Arranged Marriages
I’m here
to explain the advantages of arranged marriages over “in love”
marriages. Arranged marriages and whether they are beneficial or not has been a
question which has been around almost as long as the concept of marriage
itself. Arranged marriages are common in
Indian, Pakistani and Orthodox Jewish circles. This is NOT to be
confused with "forced marriages".
Arranged
marriages are when the parents, or third party such as a matchmaker, research
and make a calculated decision. They look into both man and woman to see if
values, interests, and goals are compatible. This is somebody you can
trust and someone you are open and honest with so they can match you up as
accurately as possible. Everyone is solely
interested in everyone else’s benefit.
Experts
claim that arranged marriages are far more likely to lead to a lasting
affection then 'marriage of passion'. Harvard academic Dr. Robert Epstein has
studied arranged marriages for over 30 years and interviewed 100
couples. He had found that among 'in love' matches the love begins to fade as
much as half in 18 months as opposed
to arranged marriages the love tends to grow gradually and surpasses the
love of the unarranged marriage around 5 years down the line. Ten years later
the affection felt by arranged marriages is twice as strong.
Brian J.
Willoughby, an assistant professor in the School
of Family Life at Brigham Young
University said that
another reason arranged marriages can work “because they remove so much of the
anxiety about ‘is this the right person?”. “Arranged marriages start somewhat
cold and heat up and boil over time as the couple grows. Non-arranged marriages
are expected to start out boiling hot but many eventually find that this heat
dissipates and we’re left with a relationship that’s cold.”
The
problem in part with love marriages, says Epstein, is that they’re based on a
love that is perennially misunderstood, influenced by unrealistic media
portrayals that present it as an uncontrollable, spur of the moment force. “We
grow up on fairy tales and movies in which magical forces help people find
their soul mates, with whom they effortlessly live happily ever after,” wrote
Epstein in a cover article for Scientific American MIND. “The fairy tales leave
us powerless, putting our love lives into the hands of the Fates.” Such
relationships can implode when the characteristic love of the newly married
dissipates as time goes on.
Today the
value of marriage to men has declined, and the quality of single life has
improved.

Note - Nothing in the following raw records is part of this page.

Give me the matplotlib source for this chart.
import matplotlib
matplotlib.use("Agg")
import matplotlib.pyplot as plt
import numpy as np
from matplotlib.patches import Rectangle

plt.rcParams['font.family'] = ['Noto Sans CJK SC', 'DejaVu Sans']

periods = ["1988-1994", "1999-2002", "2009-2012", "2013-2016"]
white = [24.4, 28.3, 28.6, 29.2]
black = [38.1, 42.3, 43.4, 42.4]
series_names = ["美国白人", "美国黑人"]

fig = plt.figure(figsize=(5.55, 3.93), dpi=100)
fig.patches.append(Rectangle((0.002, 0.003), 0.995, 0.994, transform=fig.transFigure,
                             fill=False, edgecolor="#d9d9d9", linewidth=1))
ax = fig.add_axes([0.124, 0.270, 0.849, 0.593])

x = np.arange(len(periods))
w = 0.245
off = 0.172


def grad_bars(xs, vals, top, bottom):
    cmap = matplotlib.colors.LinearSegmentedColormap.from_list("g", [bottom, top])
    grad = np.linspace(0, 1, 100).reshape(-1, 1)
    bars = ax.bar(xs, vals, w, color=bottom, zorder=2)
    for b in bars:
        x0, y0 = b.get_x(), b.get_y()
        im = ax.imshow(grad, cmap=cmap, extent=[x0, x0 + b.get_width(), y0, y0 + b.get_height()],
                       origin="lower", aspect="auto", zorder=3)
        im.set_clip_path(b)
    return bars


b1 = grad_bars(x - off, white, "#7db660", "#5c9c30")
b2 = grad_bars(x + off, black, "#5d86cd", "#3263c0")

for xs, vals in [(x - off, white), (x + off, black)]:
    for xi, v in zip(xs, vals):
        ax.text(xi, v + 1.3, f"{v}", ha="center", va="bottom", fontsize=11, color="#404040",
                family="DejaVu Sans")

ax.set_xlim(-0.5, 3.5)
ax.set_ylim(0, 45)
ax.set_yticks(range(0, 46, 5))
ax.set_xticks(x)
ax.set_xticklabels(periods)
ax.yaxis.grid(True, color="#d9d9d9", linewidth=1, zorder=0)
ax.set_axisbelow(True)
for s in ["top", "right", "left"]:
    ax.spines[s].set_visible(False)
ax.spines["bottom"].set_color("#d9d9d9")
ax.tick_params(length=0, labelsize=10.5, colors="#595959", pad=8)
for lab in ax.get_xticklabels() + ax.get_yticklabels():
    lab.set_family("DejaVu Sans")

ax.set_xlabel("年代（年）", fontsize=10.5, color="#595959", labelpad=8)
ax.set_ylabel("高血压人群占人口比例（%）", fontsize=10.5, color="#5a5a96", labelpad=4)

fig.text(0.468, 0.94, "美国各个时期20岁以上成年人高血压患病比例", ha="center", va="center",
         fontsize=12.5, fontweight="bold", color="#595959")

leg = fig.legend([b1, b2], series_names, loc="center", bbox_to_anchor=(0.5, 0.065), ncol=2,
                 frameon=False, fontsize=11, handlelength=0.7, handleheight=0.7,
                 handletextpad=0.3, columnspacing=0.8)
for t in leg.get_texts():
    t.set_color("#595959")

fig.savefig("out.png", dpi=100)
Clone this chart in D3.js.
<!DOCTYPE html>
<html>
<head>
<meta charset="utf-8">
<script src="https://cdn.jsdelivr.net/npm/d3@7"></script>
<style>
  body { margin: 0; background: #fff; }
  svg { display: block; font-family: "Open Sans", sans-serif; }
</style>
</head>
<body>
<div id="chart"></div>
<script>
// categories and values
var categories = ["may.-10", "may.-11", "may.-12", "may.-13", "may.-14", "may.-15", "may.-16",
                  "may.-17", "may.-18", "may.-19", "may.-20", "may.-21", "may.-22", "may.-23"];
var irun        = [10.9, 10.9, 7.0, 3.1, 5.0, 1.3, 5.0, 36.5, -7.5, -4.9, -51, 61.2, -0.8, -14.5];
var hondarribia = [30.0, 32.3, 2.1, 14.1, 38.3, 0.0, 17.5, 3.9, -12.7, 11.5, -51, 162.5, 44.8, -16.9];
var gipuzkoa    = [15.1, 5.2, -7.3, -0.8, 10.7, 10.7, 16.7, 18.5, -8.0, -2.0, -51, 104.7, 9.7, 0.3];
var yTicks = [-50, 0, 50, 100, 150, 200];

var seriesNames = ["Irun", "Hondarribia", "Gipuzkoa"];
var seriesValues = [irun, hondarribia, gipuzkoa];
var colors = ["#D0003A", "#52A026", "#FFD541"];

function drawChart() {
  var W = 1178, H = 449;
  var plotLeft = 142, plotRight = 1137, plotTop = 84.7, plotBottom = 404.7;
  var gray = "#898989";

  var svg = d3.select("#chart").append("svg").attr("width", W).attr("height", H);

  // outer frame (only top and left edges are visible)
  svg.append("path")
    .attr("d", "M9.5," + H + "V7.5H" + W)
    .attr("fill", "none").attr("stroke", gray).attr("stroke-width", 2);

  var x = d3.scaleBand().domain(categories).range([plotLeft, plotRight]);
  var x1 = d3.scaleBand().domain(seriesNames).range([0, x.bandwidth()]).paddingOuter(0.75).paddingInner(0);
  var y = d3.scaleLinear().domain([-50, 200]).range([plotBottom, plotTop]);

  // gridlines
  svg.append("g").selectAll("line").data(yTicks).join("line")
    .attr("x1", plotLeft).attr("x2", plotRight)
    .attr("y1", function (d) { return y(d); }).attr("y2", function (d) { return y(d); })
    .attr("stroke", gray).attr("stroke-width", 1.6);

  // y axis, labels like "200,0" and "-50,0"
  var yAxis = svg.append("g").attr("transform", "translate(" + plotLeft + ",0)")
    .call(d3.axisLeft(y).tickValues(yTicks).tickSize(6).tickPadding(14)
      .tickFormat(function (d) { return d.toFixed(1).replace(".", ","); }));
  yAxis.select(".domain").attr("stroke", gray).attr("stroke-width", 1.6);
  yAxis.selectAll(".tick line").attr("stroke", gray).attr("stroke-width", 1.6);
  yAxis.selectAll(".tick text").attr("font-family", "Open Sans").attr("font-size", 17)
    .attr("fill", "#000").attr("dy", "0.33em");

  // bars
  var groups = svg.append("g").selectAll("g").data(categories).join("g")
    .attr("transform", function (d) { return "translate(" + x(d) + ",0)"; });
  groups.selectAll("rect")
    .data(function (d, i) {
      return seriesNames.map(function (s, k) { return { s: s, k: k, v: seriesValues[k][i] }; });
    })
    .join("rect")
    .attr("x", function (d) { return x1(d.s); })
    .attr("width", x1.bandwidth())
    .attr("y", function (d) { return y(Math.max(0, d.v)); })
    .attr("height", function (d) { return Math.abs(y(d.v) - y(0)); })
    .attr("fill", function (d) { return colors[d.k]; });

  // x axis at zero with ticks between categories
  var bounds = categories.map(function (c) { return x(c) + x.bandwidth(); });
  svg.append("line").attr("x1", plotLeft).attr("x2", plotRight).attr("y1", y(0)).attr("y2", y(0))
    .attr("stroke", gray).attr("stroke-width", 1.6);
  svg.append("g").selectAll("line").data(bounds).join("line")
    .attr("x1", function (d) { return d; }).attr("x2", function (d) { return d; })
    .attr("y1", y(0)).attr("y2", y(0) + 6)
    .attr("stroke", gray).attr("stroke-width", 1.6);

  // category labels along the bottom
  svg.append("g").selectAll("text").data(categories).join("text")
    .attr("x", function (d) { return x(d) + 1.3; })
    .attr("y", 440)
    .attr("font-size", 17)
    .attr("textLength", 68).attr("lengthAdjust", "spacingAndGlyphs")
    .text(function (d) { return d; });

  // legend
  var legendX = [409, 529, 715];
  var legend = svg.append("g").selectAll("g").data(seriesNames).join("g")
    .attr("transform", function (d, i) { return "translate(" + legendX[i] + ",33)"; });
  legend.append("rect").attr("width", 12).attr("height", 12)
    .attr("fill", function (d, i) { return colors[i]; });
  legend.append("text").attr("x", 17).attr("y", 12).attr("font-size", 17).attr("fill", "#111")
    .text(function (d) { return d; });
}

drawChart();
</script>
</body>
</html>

For men, it has become too easy
to lose
out socially,
sexually, and financially. Men have this idea that once they settle down they
loose out on their single social life, being committed to their spouse. They
will also now gain so many more financial stressors which can be too much of an
added stress for some. We can also see in today's age how the court system
sheds a negative light on men's role in marriage; the man is left with child
support and many times looses custody over his children.
In
today's society marriage is becoming less common especially within the
male population. According to 'Pew
Research Center' women
ages 18-34 say “having a successful marriage is one of the most important
things in their lives.” Since 1997 numbers of how many women value marriage
went from 28% to 37%. For men, the opposite occurred! The shared voicing this
opinion of men valuing the importance of marriage dropped from 35% to 29%.
I’m not
here to convince anyone of the importance of marriage. Being raised with
extreme family values is something I am thankful for and frankly I have a hard
time relating to anyone who tells me "marriage is
not necessarily their goal". Everyone is entitled to
their own opinion and while not many people truly want to be single forever,
the idea to some is becoming more and more appealing. Though in terms of how to
go about getting married is something I am strongly in favor of. I believe that
finding a relationship these days is hard enough. Every person is their own
world and comes with their own interests, personality, and positive and
negative traits. Marriage is not something to take lightly. When being set up
through an arranged marriage so much of what can be a hardship or future issues
that can arise, are filtered out. Nobody is perfect but at least issues are
made known to both sides prior to such a commitment. One going into an arranged
marriage knows what they are getting in to because research by one they trust
has been done.
Imagine you can start off dating
someone knowing you won’t come across issues that don’t seem important at the
time, though can break or make a relationship. It can be a technical issue,
where you see yourself living, or if you would like to have kids or not. It’s
interesting, or shall I say ironic how most people research and thoroughly look
into any major decision, business deal, or life plan, though when it comes to
marriage- a major life decision, this is not the common way to go about it.
Wouldn’t you rather go into a
marriage feeling safe and secure and build a strong relationship that will
deepen as time goes on, then one that can diminish?